* **The problem**:
Omit all images, then repeat exactly the lines below from the one containing "Reproduce this chart with seaborn" through the one containing "0.995, 1.0, 1.0]", both ends included.

* **Data lines**:

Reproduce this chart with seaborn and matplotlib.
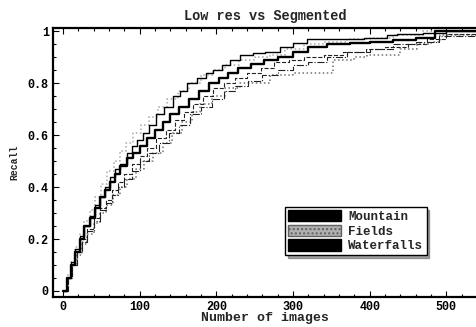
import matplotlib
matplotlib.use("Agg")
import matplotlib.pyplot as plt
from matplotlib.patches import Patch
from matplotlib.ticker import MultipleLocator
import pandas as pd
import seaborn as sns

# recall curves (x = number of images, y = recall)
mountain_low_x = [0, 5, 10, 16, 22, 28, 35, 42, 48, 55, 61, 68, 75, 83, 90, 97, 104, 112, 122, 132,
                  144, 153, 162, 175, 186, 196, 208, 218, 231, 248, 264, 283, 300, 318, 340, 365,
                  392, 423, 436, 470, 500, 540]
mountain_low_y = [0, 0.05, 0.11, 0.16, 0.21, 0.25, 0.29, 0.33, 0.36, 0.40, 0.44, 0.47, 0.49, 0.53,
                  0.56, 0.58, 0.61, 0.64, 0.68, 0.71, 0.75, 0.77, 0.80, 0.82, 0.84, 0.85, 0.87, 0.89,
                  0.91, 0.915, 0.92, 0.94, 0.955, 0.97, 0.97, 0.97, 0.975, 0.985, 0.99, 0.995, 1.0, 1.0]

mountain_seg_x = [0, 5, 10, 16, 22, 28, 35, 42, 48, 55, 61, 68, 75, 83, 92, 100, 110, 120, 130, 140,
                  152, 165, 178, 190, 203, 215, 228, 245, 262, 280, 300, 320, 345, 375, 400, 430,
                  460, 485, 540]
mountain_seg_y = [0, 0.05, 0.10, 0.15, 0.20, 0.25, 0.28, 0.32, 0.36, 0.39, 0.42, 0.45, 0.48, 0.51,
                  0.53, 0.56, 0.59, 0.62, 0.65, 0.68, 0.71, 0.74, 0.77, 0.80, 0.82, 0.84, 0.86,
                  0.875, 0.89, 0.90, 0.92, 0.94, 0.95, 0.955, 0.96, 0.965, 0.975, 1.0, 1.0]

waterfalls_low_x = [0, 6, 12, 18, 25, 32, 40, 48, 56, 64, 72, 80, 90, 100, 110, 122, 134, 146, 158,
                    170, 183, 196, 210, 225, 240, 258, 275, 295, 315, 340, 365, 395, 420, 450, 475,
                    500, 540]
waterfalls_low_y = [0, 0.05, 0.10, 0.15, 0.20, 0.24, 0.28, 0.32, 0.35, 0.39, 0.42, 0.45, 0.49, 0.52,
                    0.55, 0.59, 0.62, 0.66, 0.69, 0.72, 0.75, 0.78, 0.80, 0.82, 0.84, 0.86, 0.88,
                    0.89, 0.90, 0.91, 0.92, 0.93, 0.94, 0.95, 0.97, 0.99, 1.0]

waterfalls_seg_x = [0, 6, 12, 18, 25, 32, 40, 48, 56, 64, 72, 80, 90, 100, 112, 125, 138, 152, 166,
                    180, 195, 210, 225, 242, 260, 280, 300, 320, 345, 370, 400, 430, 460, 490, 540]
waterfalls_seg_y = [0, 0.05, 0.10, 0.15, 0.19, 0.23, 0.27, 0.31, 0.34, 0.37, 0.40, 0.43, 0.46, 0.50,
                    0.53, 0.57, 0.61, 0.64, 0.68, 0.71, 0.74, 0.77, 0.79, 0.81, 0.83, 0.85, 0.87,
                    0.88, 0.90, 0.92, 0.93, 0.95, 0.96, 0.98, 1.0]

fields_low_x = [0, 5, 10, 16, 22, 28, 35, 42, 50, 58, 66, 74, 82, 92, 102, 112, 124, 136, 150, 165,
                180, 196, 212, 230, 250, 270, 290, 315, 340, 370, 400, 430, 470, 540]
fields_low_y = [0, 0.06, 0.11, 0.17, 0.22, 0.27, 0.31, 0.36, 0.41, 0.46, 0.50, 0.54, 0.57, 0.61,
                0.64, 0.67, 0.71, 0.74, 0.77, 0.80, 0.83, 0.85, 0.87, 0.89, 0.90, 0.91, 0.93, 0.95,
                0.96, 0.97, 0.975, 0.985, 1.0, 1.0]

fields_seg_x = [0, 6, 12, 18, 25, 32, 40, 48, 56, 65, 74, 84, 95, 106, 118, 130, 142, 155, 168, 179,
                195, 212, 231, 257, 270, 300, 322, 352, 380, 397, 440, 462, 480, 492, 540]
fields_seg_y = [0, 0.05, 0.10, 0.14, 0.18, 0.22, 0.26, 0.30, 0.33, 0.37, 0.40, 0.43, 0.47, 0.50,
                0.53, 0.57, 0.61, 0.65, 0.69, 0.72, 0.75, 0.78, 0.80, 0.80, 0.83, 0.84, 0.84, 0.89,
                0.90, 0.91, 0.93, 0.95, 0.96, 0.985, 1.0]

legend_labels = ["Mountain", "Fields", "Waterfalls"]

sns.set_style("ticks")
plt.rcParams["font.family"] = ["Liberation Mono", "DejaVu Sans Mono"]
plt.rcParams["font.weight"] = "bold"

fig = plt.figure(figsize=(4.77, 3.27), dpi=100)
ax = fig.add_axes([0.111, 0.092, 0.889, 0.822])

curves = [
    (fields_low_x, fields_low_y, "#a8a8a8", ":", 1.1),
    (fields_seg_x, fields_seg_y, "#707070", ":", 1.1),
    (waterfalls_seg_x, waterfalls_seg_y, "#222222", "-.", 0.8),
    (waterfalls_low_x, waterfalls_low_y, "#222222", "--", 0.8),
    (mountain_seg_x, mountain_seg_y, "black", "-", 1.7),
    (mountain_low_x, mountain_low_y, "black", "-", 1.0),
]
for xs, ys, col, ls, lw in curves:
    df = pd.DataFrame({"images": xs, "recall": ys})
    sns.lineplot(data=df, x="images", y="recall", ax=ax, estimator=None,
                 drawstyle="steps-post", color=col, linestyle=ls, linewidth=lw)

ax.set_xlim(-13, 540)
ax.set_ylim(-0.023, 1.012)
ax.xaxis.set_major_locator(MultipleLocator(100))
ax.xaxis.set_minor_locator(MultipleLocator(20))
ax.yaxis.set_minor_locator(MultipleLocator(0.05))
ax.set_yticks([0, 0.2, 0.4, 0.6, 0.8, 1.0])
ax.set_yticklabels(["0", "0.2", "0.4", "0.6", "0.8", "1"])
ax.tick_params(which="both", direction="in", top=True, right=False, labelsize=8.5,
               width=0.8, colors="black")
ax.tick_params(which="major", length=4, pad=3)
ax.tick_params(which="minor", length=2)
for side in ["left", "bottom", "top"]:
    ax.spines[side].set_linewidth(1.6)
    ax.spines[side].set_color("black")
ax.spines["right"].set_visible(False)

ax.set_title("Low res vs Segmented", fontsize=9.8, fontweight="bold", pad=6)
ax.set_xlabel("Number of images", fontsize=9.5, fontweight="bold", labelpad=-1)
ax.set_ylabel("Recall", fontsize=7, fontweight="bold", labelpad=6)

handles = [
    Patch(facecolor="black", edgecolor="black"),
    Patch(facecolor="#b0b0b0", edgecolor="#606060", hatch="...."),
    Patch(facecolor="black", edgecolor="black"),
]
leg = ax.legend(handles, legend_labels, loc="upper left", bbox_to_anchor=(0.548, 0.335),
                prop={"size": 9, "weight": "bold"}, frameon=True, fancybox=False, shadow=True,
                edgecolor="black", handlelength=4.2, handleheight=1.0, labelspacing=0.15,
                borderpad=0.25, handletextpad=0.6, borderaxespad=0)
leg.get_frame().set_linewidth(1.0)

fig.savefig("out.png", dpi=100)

--

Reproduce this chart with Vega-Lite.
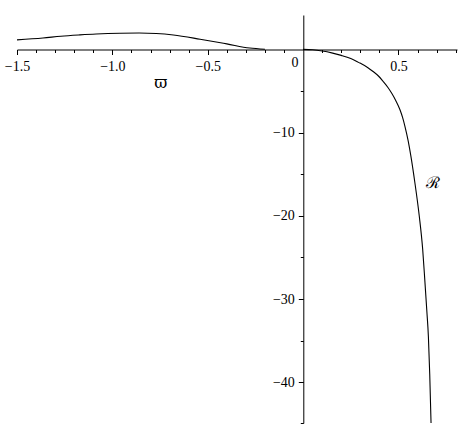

* **Written solution**:
Reproduce this chart with seaborn and matplotlib.
import matplotlib
matplotlib.use("Agg")
import matplotlib.pyplot as plt
from matplotlib.patches import Patch
from matplotlib.ticker import MultipleLocator
import pandas as pd
import seaborn as sns

# recall curves (x = number of images, y = recall)
mountain_low_x = [0, 5, 10, 16, 22, 28, 35, 42, 48, 55, 61, 68, 75, 83, 90, 97, 104, 112, 122, 132,
                  144, 153, 162, 175, 186, 196, 208, 218, 231, 248, 264, 283, 300, 318, 340, 365,
                  392, 423, 436, 470, 500, 540]
mountain_low_y = [0, 0.05, 0.11, 0.16, 0.21, 0.25, 0.29, 0.33, 0.36, 0.40, 0.44, 0.47, 0.49, 0.53,
                  0.56, 0.58, 0.61, 0.64, 0.68, 0.71, 0.75, 0.77, 0.80, 0.82, 0.84, 0.85, 0.87, 0.89,
                  0.91, 0.915, 0.92, 0.94, 0.955, 0.97, 0.97, 0.97, 0.975, 0.985, 0.99, 0.995, 1.0, 1.0]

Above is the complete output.